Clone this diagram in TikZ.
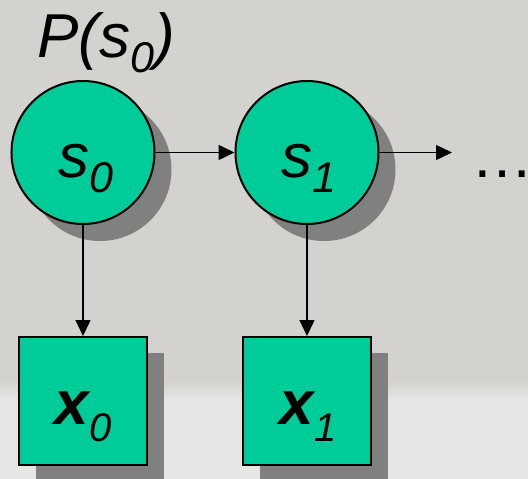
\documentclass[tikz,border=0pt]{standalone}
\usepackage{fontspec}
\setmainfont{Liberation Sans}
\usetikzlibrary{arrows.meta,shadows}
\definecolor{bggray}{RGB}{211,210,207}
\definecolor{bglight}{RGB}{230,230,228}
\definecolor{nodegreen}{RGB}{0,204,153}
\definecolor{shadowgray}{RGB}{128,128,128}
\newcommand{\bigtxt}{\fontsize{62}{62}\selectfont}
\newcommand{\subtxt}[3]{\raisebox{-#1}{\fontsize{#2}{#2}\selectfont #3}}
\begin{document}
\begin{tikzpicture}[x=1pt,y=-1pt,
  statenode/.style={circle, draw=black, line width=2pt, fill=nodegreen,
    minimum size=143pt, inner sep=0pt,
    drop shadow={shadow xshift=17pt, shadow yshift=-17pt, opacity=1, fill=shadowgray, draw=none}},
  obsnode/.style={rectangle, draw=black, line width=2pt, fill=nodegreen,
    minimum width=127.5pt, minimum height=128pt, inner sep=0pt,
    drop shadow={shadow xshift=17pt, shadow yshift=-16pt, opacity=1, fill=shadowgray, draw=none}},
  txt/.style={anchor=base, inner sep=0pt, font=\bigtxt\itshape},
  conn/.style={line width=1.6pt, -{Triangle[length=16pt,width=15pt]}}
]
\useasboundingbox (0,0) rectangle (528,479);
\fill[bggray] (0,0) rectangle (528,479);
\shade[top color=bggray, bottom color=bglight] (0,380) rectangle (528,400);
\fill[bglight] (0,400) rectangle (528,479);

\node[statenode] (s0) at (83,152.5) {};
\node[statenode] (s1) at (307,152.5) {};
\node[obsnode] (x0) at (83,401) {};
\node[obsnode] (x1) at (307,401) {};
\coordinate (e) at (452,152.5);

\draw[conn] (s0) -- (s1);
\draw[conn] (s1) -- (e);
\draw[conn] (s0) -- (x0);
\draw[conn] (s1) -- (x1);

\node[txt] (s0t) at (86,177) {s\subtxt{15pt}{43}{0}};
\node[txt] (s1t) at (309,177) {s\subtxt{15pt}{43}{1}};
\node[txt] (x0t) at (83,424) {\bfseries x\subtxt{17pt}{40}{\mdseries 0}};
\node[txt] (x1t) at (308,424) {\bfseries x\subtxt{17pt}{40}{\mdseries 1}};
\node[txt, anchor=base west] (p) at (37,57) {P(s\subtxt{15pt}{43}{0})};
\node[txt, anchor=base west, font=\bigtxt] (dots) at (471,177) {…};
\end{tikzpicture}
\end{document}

*Short problem*
Repeat all of the data above word for word, minus the pictures.

*Reply to the exercise*
Clone this diagram in TikZ.
\documentclass[tikz,border=0pt]{standalone}
\usepackage{fontspec}
\setmainfont{Liberation Sans}
\usetikzlibrary{arrows.meta,shadows}
\definecolor{bggray}{RGB}{211,210,207}
\definecolor{bglight}{RGB}{230,230,228}
\definecolor{nodegreen}{RGB}{0,204,153}
\definecolor{shadowgray}{RGB}{128,128,128}
\newcommand{\bigtxt}{\fontsize{62}{62}\selectfont}
\newcommand{\subtxt}[3]{\raisebox{-#1}{\fontsize{#2}{#2}\selectfont #3}}
\begin{document}
\begin{tikzpicture}[x=1pt,y=-1pt,
  statenode/.style={circle, draw=black, line width=2pt, fill=nodegreen,
    minimum size=143pt, inner sep=0pt,
    drop shadow={shadow xshift=17pt, shadow yshift=-17pt, opacity=1, fill=shadowgray, draw=none}},
  obsnode/.style={rectangle, draw=black, line width=2pt, fill=nodegreen,
    minimum width=127.5pt, minimum height=128pt, inner sep=0pt,
    drop shadow={shadow xshift=17pt, shadow yshift=-16pt, opacity=1, fill=shadowgray, draw=none}},
  txt/.style={anchor=base, inner sep=0pt, font=\bigtxt\itshape},
  conn/.style={line width=1.6pt, -{Triangle[length=16pt,width=15pt]}}
]
\useasboundingbox (0,0) rectangle (528,479);
\fill[bggray] (0,0) rectangle (528,479);
\shade[top color=bggray, bottom color=bglight] (0,380) rectangle (528,400);
\fill[bglight] (0,400) rectangle (528,479);

\node[statenode] (s0) at (83,152.5) {};
\node[statenode] (s1) at (307,152.5) {};
\node[obsnode] (x0) at (83,401) {};
\node[obsnode] (x1) at (307,401) {};
\coordinate (e) at (452,152.5);

\draw[conn] (s0) -- (s1);
\draw[conn] (s1) -- (e);
\draw[conn] (s0) -- (x0);
\draw[conn] (s1) -- (x1);

\node[txt] (s0t) at (86,177) {s\subtxt{15pt}{43}{0}};
\node[txt] (s1t) at (309,177) {s\subtxt{15pt}{43}{1}};
\node[txt] (x0t) at (83,424) {\bfseries x\subtxt{17pt}{40}{\mdseries 0}};
\node[txt] (x1t) at (308,424) {\bfseries x\subtxt{17pt}{40}{\mdseries 1}};
\node[txt, anchor=base west] (p) at (37,57) {P(s\subtxt{15pt}{43}{0})};
\node[txt, anchor=base west, font=\bigtxt] (dots) at (471,177) {…};
\end{tikzpicture}
\end{document}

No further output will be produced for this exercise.